Looking back on the first Purges could make for a chilling exploration of the way people became this hyper-violent community we’ve come to know in the later films. It could also explore the outside manipulation from the New Founding Fathers or their corporate backers to empower the Purge event. 

The biggest drawback of this approach would be that you couldn’t bring back Frank Grillo for a third film, which would be a shame, but I think the movies could survive. It would be fascinating to see how the Founders decided the Purge would even work or managed to sell the electorate on the idea. The chance to delve into the way the Founders perfected the Purge over multiple iterations and the early challenges it faced could make for a great thriller.

I mean, by the time the audience came upon the Purge, it had been completely accepted and normalized by society, simply an accepted atrocity that was part of how life was. There’d be real horror in digging into how easy it is for those who might benefit financially from the Purge could turn a blind eye to its evils.  


CIVIL WAR
This is the other possibility emerging out of the civil unrest reported at the end of Election Year. Given the violent nature of the Purge’s supporters and its political backers still alive, there’s a strong possibility that they might actively rebel against the new President’s imposed order to dismantle the Purge and try to form their own nation.  

While I’m not sure I’d want to see a full-on war movie between Purgers and the rest of sane America, given the Senator won both the Electoral College and the popular vote, you could do something interesting with a newly divided nation in a more literal sense. 

Rather than get bogged down in war, jump forward in time till after any hostilities are over and the current solution is splitting into two states with America split between the pro-Purge nation and the anti-Purge nation. You could even tie this idea to the whole question of international support for the Purge with outside powers willing to lend legitimacy to the pro-Purge nation out of sympathy or the like.  

What’s more, it could allow the film to play up its blatant, pie-to-the-face approach to politics even more and keep the central cinematic framework consistent. You could still have a Purge movie about being trapped outside in a world of killers with no law.

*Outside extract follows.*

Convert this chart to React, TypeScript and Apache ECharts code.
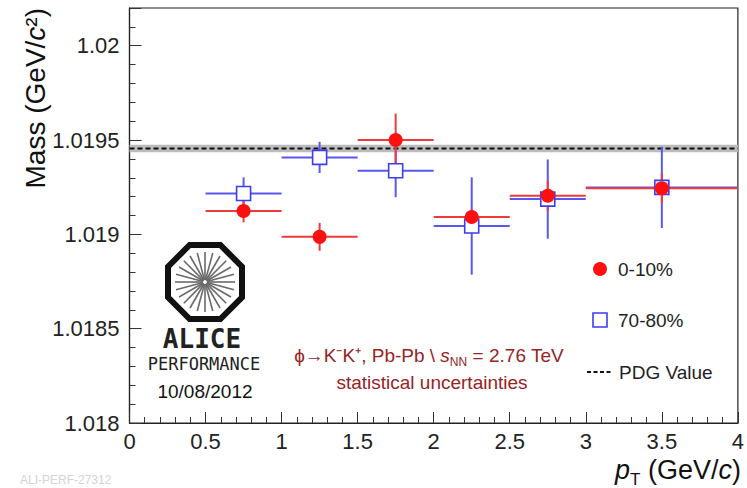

The only difference now is that everyone in the country is hostile and the Purging never stops.


SPIN-OFFS
Honestly, I’m surprised there hasn’t been a talk of Purge spin-offs yet. The franchise’s core premise is so wide reaching and ingenious it enabled dozens of possible stories that just wouldn’t fit in the basic action thriller set-up that the films have come to inhabit. Stories set before and after the Purge focusing on different mid-Purge crimes could be fleshed out to whole films in and of themselves; it would allow the films to start answering some major questions about this universe.  

For instance, if thieves steal cars during the Purge, are the cars now legally the thieves? Simple stuff like that could make the universe a lot more developed, which is always a strength and would allow the filmmakers to explore some additional genres for wider appeal. 

A Purge film revolving around a high-stakes heist, foreign invasion, high-speed racing, organ theft, insider trading, or dozens of other possibilities could be a whole new ball game for this series. This set-up could even facilitate a tie-in TV show, which would be a major shake-up that would help cement the Purge as the new franchise king of the 2010s. 

Building a show around various people preparing for, living through, and dealing with the aftermath of an annual Purge would allow creators continual opportunities to explore this world in rich detail and from a smaller, more personal scope than the films might allow. Of all the possible follow-ups to The Purge: Election Year’s big opening success, this is the one I’d be most interested in seeing brought to life.